When you are visiting a community, take the opportunity to interact with staff, residents, and even family members who came to visit.

If you are searching for yourself, think about having lunch there with the residents to get a better feel of the community. If you happen to be searching on behalf of a family member, ask to be introduced to someone around the same age or care level as your loved one. And if possible, try to talk to that person offsite over coffee, lunch, or a phone call. Then, you can be sure that they won’t hold anything back.

A caregiver and a senior woman high five


4.) Information

That might sound broad, but we’re talking about information that validates the excellence of a community.

Senior living is a consumer product like any other, so you should be educated. The best senior living communities will have received community awards or offer award-winning programs.

Besides the community itself, you can get more information from unbiased groups like your local Area Agency on Aging. You should also look at applicable state and national regulatory findings for your preferred community.

Summary of Information to Look For:

  • Programmatic innovation and excellence
  • Evidence of being involved in the outside community
  • Accreditations – whether they be local, state, or national
  • Surveys from the state (including deficiencies)


Things to Avoid in a Senior Living Community

1.) Bad Patterns

Spotting bad patterns comes from devoting some time to reading online reviews. Yes, they can be biased one way or the other. And oftentimes, they can be jotted down in the heat of the moment, which means that they may not accurately reflect the community. However, it’s always possible that they might be. So if there’s a certain bad pattern present, don’t ignore it in the hopes that it can’t be as bad as described.

You’ll want to consider what the reviews are about and do some investigation. Are they referring to an individual staff member or the entire community? Get as much information as you can beforehand first, and then when you visit, get more clarification. Find out if any changes were made to address the issues in the reviews.


2.) Not Trusting Your Gut

Trust your gut feeling about the community. Don’t be bamboozled and distracted by fancy amenities or a polished sales pitch. Instead, observe the body language of residents, the feeling and atmosphere of the room, and the way the staff act when not noticing you. Something will either feel right or it won’t.


3.) Not Asking Questions

There are no stupid or invasive questions regarding safety, lifestyle, and care. If the pricing structure confuses you, get clarification. If you noticed a bad interaction between a resident and staff member, ask about it. There should always be full transparency from the community. If they are good, they will have patience and answer all your questions.

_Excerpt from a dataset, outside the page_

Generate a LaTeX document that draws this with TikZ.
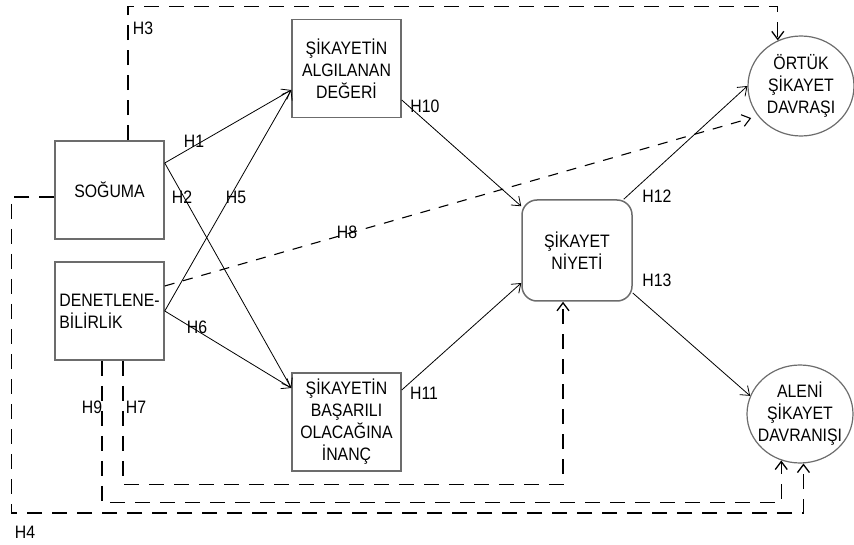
\documentclass[tikz,border=0pt]{standalone}
\usepackage{fontspec}
\setmainfont{Liberation Sans}[FakeStretch=0.88]
\usetikzlibrary{arrows.meta,shapes.geometric}

\tikzset{
  yazi/.style={font=\fontsize{18}{22}\selectfont, inner sep=0pt},
  kutu/.style={yazi, draw=gray!85!black, line width=1.5pt, minimum width=109pt, minimum height=98pt, align=center},
  niyet/.style={kutu, rounded corners=15pt, minimum width=110pt, minimum height=101pt},
  elips/.style={ellipse, draw=gray!85!black, line width=1.2pt, inner sep=0pt, minimum width=106pt},
  ok/.style={-{Straight Barb[length=8pt,width=12pt]}, line width=0.8pt},
  kesik/.style={ok, line width=1.3pt, dash pattern=on 15pt off 10pt},
  kisakesik/.style={ok, line width=1.1pt, dash pattern=on 10pt off 9pt}
}

\begin{document}
\begin{tikzpicture}[x=1pt, y=-1pt]
        \useasboundingbox (0,0) rectangle (854,545);

        % Kutular (gizil degiskenler)
        \node[kutu] (sog) at (109.5,190) {SOĞUMA};
        \node[kutu, align=left] (den) at (109.5,311) {DENETLENE-\\BİLİRLİK};
        \node[kutu] (alg) at (346.5,68.5) {ŞİKAYETİN\\ALGILANAN\\DEĞERİ};
        \node[kutu] (bas) at (346.5,422) {ŞİKAYETİN\\BAŞARILI\\OLACAĞINA\\İNANÇ};
        \node[niyet] (niy) at (577,250.5) {ŞİKAYET\\NİYETİ};

        % Davranis elipsleri
        \node[elips, minimum height=100pt] (ort) at (801,86) {};
        \node[yazi, align=center] (ortyazi) at (ort) {ÖRTÜK\\ŞİKAYET\\DAVRAŞI};
        \node[elips, minimum height=98pt] (ale) at (800,414) {};
        \node[yazi, align=center] (aleyazi) at (ale) {ALENİ\\ŞİKAYET\\DAVRANIŞI};

        % Dogrudan etkiler
        \draw[ok] ([yshift=27pt]sog.east) -- ([yshift=-21.5pt]alg.west);
        \draw[ok] ([yshift=27pt]sog.east) -- ([yshift=34pt]bas.west);
        \draw[ok] (den.east) -- ([yshift=-21.5pt]alg.west);
        \draw[ok] (den.east) -- ([yshift=34pt]bas.west);
        \draw[ok] ([yshift=-31.5pt]alg.east) -- ([yshift=-7pt]niy.north west);
        \draw[ok] ([yshift=32pt]bas.east) -- ([yshift=-32.5pt]niy.west);
        \draw[ok] ([xshift=-9pt]niy.north east) -- (ort.west);
        \draw[ok] ([yshift=-42.5pt]niy.east) -- (ale.160);

        % Kesikli yollar (H3, H4, H7, H8, H9)
        \draw[kesik] ([xshift=18.5pt]sog.north) -- ++(0,-134) -| (ort.117);
        \draw[kesik] ([yshift=-7pt]sog.west) -- ++(-43,0) -- ++(0,316) -| (ale.274);
        \draw[kesik] ([xshift=-7.5pt]den.south) -- ++(0,142) -| (ale.248);
        \draw[kesik] ([xshift=13.5pt]den.south) -- ++(0,124) -| ([xshift=-14pt]niy.south);
        \draw[kisakesik, shorten >=7pt] ([yshift=25pt]den.east) -- (ort.215);

        % Hipotez etiketleri
        \node[yazi] (h1) at (194,141) {H1};
        \node[yazi] (h2) at (182,197) {H2};
        \node[yazi] (h3) at (143,28) {H3};
        \node[yazi] (h4) at (25,532) {H4};
        \node[yazi] (h5) at (236,197) {H5};
        \node[yazi] (h6) at (197,327) {H6};
        \node[yazi] (h7) at (136,407) {H7};
        \node[yazi] (h8) at (347,232) {H8};
        \node[yazi] (h9) at (92,407) {H9};
        \node[yazi] (h10) at (425,106) {H10};
        \node[yazi] (h11) at (424,393) {H11};
        \node[yazi] (h12) at (657,196) {H12};
        \node[yazi] (h13) at (657,280) {H13};
    \end{tikzpicture}
\end{document}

After asking the obvious questions, you can get more into detail by considering your personal routine or that of your loved one. For example, think about nutrition and meals, your favorite activities, chores like laundry, etc.


4.) Bad Location

The location you grew up in might not be ideal for retirement and may not have any assisted living apartments to your liking. Change can be a good thing, and it can definitely apply here. Don’t box yourself into one specific town, city, or state when searching for senior living.

When you visit new places, don’t just look at the facilities. Look at the surrounding areas too. For example, is there a fun downtown area nearby? What about nature spots with hiking trails, fishing areas, or views of the mountains? Whatever sounds like an adventure to you is a good bet once you’ve entered retirement.


5.) A Lack of Amenities

While focusing too much on amenities is a mistake to avoid, focusing too little on them can be a mistake as well. After all, if you have guests over, you’ll want to have something to show off to them. Thus, the more amenities there are, the more pleasant your overall retirement experience will be.

While many communities can sound impressive with a long list of amenities, those amenities might not be the same quality as those in other communities. For example, visitors may have food options, but they could be quite limited. If that’s the case, don’t be surprised that this same meager approach is also present in other areas. Likewise, if guests aren’t treated well, the same might be true for residents.